Iranians celebrating Charshanbeh Soori in Tehran

Young Iranians Turn ‘Fire Festival’ Into Large Protests

Tuesday, 03/14/2023
Maryam Sinaiee

A British Iranian journalist and political analyst and a regular contributor to Iran International

Thousands of young Iranians took to the streets in several cities Tuesday evening chanting slogans against the regime and Supreme Leader Ali Khamenei.

They came out to mark the ancient Iranian annual fire festival and used the occasion to vent their anger at security forces.

The action came after a call for three nights of protests beginning Monday, when smaller groups of protesters were seen marching and chanting anti-government slogans in some parts of the capital Tehran, Mashhad, Qazvin, and Malayer. But the turnout appeared to be much more impressive Tuesday evening with more cities and neighborhoods in Tehran, Rasht, Kamyaran, Divandareh, Sanandaj, Karaj, Ghaemshahr, Esfahan, Mashhad and Zahedan involved.

Videos posted on social media show crowds chanting “Death to Khamenei”, “Death to the Dictator” and other anti-government slogans, throwing firecrackers and small homemade bombs (grenades) at security forces. They were also playing “Baraye” – a song that has turned into the anthem of the Mahsa protest movement – full power on speakers, and dancing around massive bonfires.

The fire festival, now called Charshanbeh Soori (Suri), has been celebrated for many centuries by Iranians, on the last Tuesday of the year in the Iranian calendar. It is the first of the festivities of the New Year (Nowruz) which falls on March 21.

Religious fundamentalists frown upon the fire festival as a ‘pagan tradition’ and authorities have often resorted to harsh measures to suppress its celebration in the streets, often bringing out the police, Basij militia, and vigilante groups to disperse the youth and even arrest them. Thus, the streets in larger cities such as Tehran have often turned into battlegrounds between the dancing and merrymaking youth and the police on the last Tuesday of the year.

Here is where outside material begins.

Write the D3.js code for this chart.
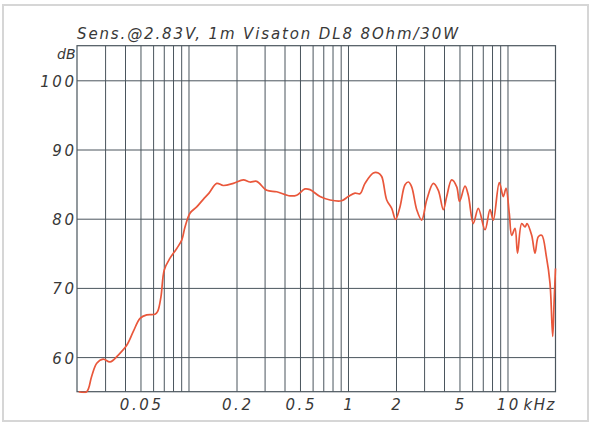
<!DOCTYPE html>
<html><head><meta charset="utf-8">
<script src="https://cdn.jsdelivr.net/npm/d3@7"></script>
<style>
html,body{margin:0;padding:0;background:#fff;}
svg{display:block;}
text{font-family:"DejaVu Sans",sans-serif;font-style:italic;fill:#383838;}
</style></head><body>
<svg id="c" width="591" height="423"></svg>
<script>
const freqKHz = [0.0205,0.023,0.0247,0.0266,0.0292,0.0322,0.0363,0.041,0.0451,0.0497,0.0547,0.0617,0.0641,0.0672,0.0705,0.0766,0.0844,0.0907,0.0951,0.1022,0.1126,0.1238,0.1345,0.1503,0.1653,0.191,0.2206,0.243,0.2677,0.3094,0.3573,0.433,0.477,0.5378,0.578,0.6676,0.7716,0.9132,1.004,1.107,1.189,1.278,1.441,1.549,1.627,1.749,1.88,1.986,2.118,2.278,2.396,2.508,2.698,2.898,3.116,3.428,3.684,3.96,4.158,4.47,4.806,5.004,5.416,5.68,6.104,6.562,7.228,7.77,8.148,8.886,9.416,9.79,10.26,10.63,11.15,11.56,12.28,12.88,13.26,14.18,14.88,15.6,16.39,17.51,18.47,19.21,19.6,20.0];
const splDb = [55.0,55.0,57.2,59.1,59.7,59.3,60.3,61.7,63.7,65.6,66.1,66.2,66.6,68.7,72.6,74.3,75.7,76.9,78.8,80.8,81.7,82.8,83.7,85.1,84.8,85.1,85.6,85.3,85.4,84.1,83.9,83.3,83.4,84.3,84.2,83.2,82.7,82.6,83.2,83.7,83.6,85.1,86.6,86.6,86.1,82.7,81.5,79.9,81.7,84.9,85.3,84.6,81.3,79.8,82.7,85.1,84.1,81.3,83.2,85.6,84.6,82.5,84.7,83.4,79.3,81.5,78.4,81.3,79.8,85.2,83.2,84.4,80.8,77.6,78.6,75.0,79.3,78.8,79.3,77.6,75.0,77.4,77.6,74.6,70.7,63.0,68.0,72.8];
const yTicks = [60,70,80,90,100];
const xGrid = [0.03,0.04,0.05,0.06,0.07,0.08,0.09,0.1,0.2,0.3,0.4,0.5,0.6,0.7,0.8,0.9,1,2,3,4,5,6,7,8,9,10];
const xLabelVals = [0.05,0.2,0.5,1,2,5,10];
const xLabelText = ["0.05","0.2","0.5","1","2","5","10"];
const titleText = "Sens.@2.83V, 1m Visaton DL8 8Ohm/30W";
const yUnit = "dB";
const xUnit = "kHz";

const L = 77, R = 555.5, T = 45.7, B = 391.7;
const x = d3.scaleLog().domain([0.02, 20]).range([L, R]);
const y = d3.scaleLinear().domain([55, 105]).range([B, T]);
const svg = d3.select("#c");
const gridCol = "#4a555d";

// outer frame
svg.append("rect").attr("x",3).attr("y",5).attr("width",585).attr("height",416)
  .attr("fill","none").attr("stroke","#d6d6d6").attr("stroke-width",2);

// vertical grid via axis
const gx = svg.append("g").attr("transform",`translate(0,${B})`)
  .call(d3.axisBottom(x).tickValues(xGrid).tickSize(-(B-T)).tickFormat(""));
gx.select(".domain").remove();
gx.selectAll(".tick line").attr("stroke",gridCol).attr("stroke-width",1);

// horizontal grid via axis
const gy = svg.append("g").attr("transform",`translate(${L},0)`)
  .call(d3.axisLeft(y).tickValues(yTicks).tickSize(-(R-L)).tickFormat(""));
gy.select(".domain").remove();
gy.selectAll(".tick line").attr("stroke",gridCol).attr("stroke-width",1);

// border
svg.append("rect").attr("x",L).attr("y",T).attr("width",R-L).attr("height",B-T)
  .attr("fill","none").attr("stroke",gridCol).attr("stroke-width",1.2);

// clip
svg.append("clipPath").attr("id","pc").append("rect")
  .attr("x",L).attr("y",T-20).attr("width",R-L+1.5).attr("height",B-T+21.5);

const line = d3.line().x((d,i)=>x(freqKHz[i])).y((d,i)=>y(splDb[i]))
  .curve(d3.curveCatmullRom.alpha(0.5));
svg.append("path").datum(splDb).attr("d",line).attr("clip-path","url(#pc)")
  .attr("fill","none").attr("stroke","#e9573b").attr("stroke-width",1.7)
  .attr("stroke-linejoin","round");

// y labels
const ls = 2.6;
svg.selectAll(".yl").data(yTicks).enter().append("text")
  .attr("x",L-3+ls).attr("y",d=>y(d)+6.5).attr("text-anchor","end")
  .style("font-size","15px").style("letter-spacing",ls+"px").text(d=>d);
svg.append("text").attr("x",L-1).attr("y",59).attr("text-anchor","end")
  .style("font-size","14px").style("letter-spacing","0.3px").text(yUnit);

// x labels
svg.selectAll(".xl").data(xLabelVals).enter().append("text")
  .attr("x",d=>x(d)+ls/2).attr("y",410).attr("text-anchor","middle")
  .style("font-size","15px").style("letter-spacing",ls+"px").text((d,i)=>xLabelText[i]);
svg.append("text").attr("x",x(10)+16).attr("y",410).attr("text-anchor","start")
  .style("font-size","15px").style("letter-spacing","1.5px").text(xUnit);

// title
svg.append("text").attr("x",L).attr("y",38.5).attr("textLength",381).attr("lengthAdjust","spacing")
  .style("font-size","15px").text(titleText);
</script>
</body></html>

“Charshanbeh Soori is the only time that people are also ‘armed’,” Jahan, a young man in Karaj, a city of 1.2 million half an hour from the capital Tehran, told Iran International referring to the homemade firecrackers the youth have been using for years to taunt the security forces during the fire festival.

Younger people want to take revenge on the regime and its security forces for suppression of the protests in the past few months, Jahan said, adding that the call to the three-night protests is like cracking the whip so that the regime understands that people have not retreated in the face of its cruelty to protesters.